* Data provided:
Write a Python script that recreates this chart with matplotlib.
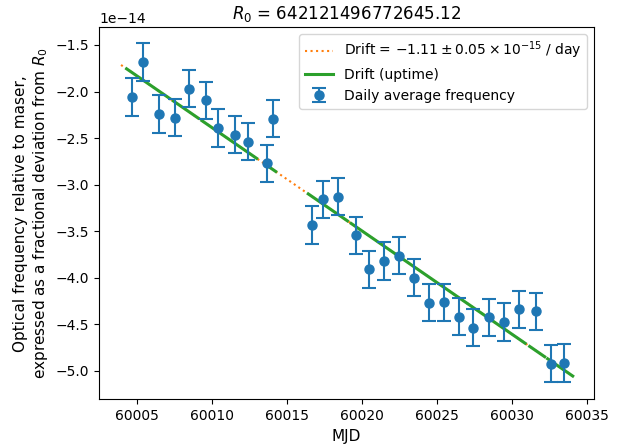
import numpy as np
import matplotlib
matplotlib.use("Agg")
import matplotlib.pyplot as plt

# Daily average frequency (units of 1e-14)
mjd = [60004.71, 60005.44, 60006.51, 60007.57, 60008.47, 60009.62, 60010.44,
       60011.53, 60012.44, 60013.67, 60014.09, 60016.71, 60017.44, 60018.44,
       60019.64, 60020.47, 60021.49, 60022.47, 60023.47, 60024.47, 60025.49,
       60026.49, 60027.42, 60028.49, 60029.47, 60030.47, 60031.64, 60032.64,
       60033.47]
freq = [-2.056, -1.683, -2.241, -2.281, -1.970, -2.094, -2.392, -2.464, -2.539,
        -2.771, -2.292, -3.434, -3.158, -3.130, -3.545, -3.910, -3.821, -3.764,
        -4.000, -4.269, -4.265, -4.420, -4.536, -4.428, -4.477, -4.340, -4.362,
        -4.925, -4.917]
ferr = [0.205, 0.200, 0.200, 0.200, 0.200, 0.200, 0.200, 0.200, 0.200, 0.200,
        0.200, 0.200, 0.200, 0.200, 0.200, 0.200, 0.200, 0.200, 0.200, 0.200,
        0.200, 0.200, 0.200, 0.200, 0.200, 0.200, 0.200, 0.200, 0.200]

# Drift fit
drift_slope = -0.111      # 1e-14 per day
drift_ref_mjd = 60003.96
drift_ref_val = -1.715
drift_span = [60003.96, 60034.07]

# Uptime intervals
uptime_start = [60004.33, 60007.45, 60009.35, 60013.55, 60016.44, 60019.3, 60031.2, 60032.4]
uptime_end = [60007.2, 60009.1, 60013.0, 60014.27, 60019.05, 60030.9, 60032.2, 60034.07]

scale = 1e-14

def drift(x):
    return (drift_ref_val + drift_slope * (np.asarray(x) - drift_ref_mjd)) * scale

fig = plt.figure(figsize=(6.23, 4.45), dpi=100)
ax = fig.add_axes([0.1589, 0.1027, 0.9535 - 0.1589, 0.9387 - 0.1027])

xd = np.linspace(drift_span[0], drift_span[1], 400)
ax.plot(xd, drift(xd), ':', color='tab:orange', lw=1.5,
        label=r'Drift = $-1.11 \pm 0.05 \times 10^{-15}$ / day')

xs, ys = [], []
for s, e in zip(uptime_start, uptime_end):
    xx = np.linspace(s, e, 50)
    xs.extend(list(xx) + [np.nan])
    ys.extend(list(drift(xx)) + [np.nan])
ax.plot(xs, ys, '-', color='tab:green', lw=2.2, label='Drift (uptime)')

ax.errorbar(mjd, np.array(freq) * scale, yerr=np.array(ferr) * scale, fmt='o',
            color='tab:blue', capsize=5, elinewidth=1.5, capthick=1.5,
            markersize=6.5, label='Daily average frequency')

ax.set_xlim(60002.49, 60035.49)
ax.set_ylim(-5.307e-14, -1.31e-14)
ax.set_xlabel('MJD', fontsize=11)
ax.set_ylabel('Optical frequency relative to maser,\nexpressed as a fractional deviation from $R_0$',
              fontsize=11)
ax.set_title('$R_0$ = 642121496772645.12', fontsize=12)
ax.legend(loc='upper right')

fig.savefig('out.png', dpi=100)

* Exercise task:
Go through the listing above and quote it exactly, apart from its images.

* The answer:
Write a Python script that recreates this chart with matplotlib.
import numpy as np
import matplotlib
matplotlib.use("Agg")
import matplotlib.pyplot as plt

# Daily average frequency (units of 1e-14)
mjd = [60004.71, 60005.44, 60006.51, 60007.57, 60008.47, 60009.62, 60010.44,
       60011.53, 60012.44, 60013.67, 60014.09, 60016.71, 60017.44, 60018.44,
       60019.64, 60020.47, 60021.49, 60022.47, 60023.47, 60024.47, 60025.49,
       60026.49, 60027.42, 60028.49, 60029.47, 60030.47, 60031.64, 60032.64,
       60033.47]
freq = [-2.056, -1.683, -2.241, -2.281, -1.970, -2.094, -2.392, -2.464, -2.539,
        -2.771, -2.292, -3.434, -3.158, -3.130, -3.545, -3.910, -3.821, -3.764,
        -4.000, -4.269, -4.265, -4.420, -4.536, -4.428, -4.477, -4.340, -4.362,
        -4.925, -4.917]
ferr = [0.205, 0.200, 0.200, 0.200, 0.200, 0.200, 0.200, 0.200, 0.200, 0.200,
        0.200, 0.200, 0.200, 0.200, 0.200, 0.200, 0.200, 0.200, 0.200, 0.200,
        0.200, 0.200, 0.200, 0.200, 0.200, 0.200, 0.200, 0.200, 0.200]

# Drift fit
drift_slope = -0.111      # 1e-14 per day
drift_ref_mjd = 60003.96
drift_ref_val = -1.715
drift_span = [60003.96, 60034.07]

# Uptime intervals
uptime_start = [60004.33, 60007.45, 60009.35, 60013.55, 60016.44, 60019.3, 60031.2, 60032.4]
uptime_end = [60007.2, 60009.1, 60013.0, 60014.27, 60019.05, 60030.9, 60032.2, 60034.07]

scale = 1e-14

def drift(x):
    return (drift_ref_val + drift_slope * (np.asarray(x) - drift_ref_mjd)) * scale

fig = plt.figure(figsize=(6.23, 4.45), dpi=100)
ax = fig.add_axes([0.1589, 0.1027, 0.9535 - 0.1589, 0.9387 - 0.1027])

xd = np.linspace(drift_span[0], drift_span[1], 400)
ax.plot(xd, drift(xd), ':', color='tab:orange', lw=1.5,
        label=r'Drift = $-1.11 \pm 0.05 \times 10^{-15}$ / day')

xs, ys = [], []
for s, e in zip(uptime_start, uptime_end):
    xx = np.linspace(s, e, 50)
    xs.extend(list(xx) + [np.nan])
    ys.extend(list(drift(xx)) + [np.nan])
ax.plot(xs, ys, '-', color='tab:green', lw=2.2, label='Drift (uptime)')

ax.errorbar(mjd, np.array(freq) * scale, yerr=np.array(ferr) * scale, fmt='o',
            color='tab:blue', capsize=5, elinewidth=1.5, capthick=1.5,
            markersize=6.5, label='Daily average frequency')

ax.set_xlim(60002.49, 60035.49)
ax.set_ylim(-5.307e-14, -1.31e-14)
ax.set_xlabel('MJD', fontsize=11)
ax.set_ylabel('Optical frequency relative to maser,\nexpressed as a fractional deviation from $R_0$',
              fontsize=11)
ax.set_title('$R_0$ = 642121496772645.12', fontsize=12)
ax.legend(loc='upper right')

fig.savefig('out.png', dpi=100)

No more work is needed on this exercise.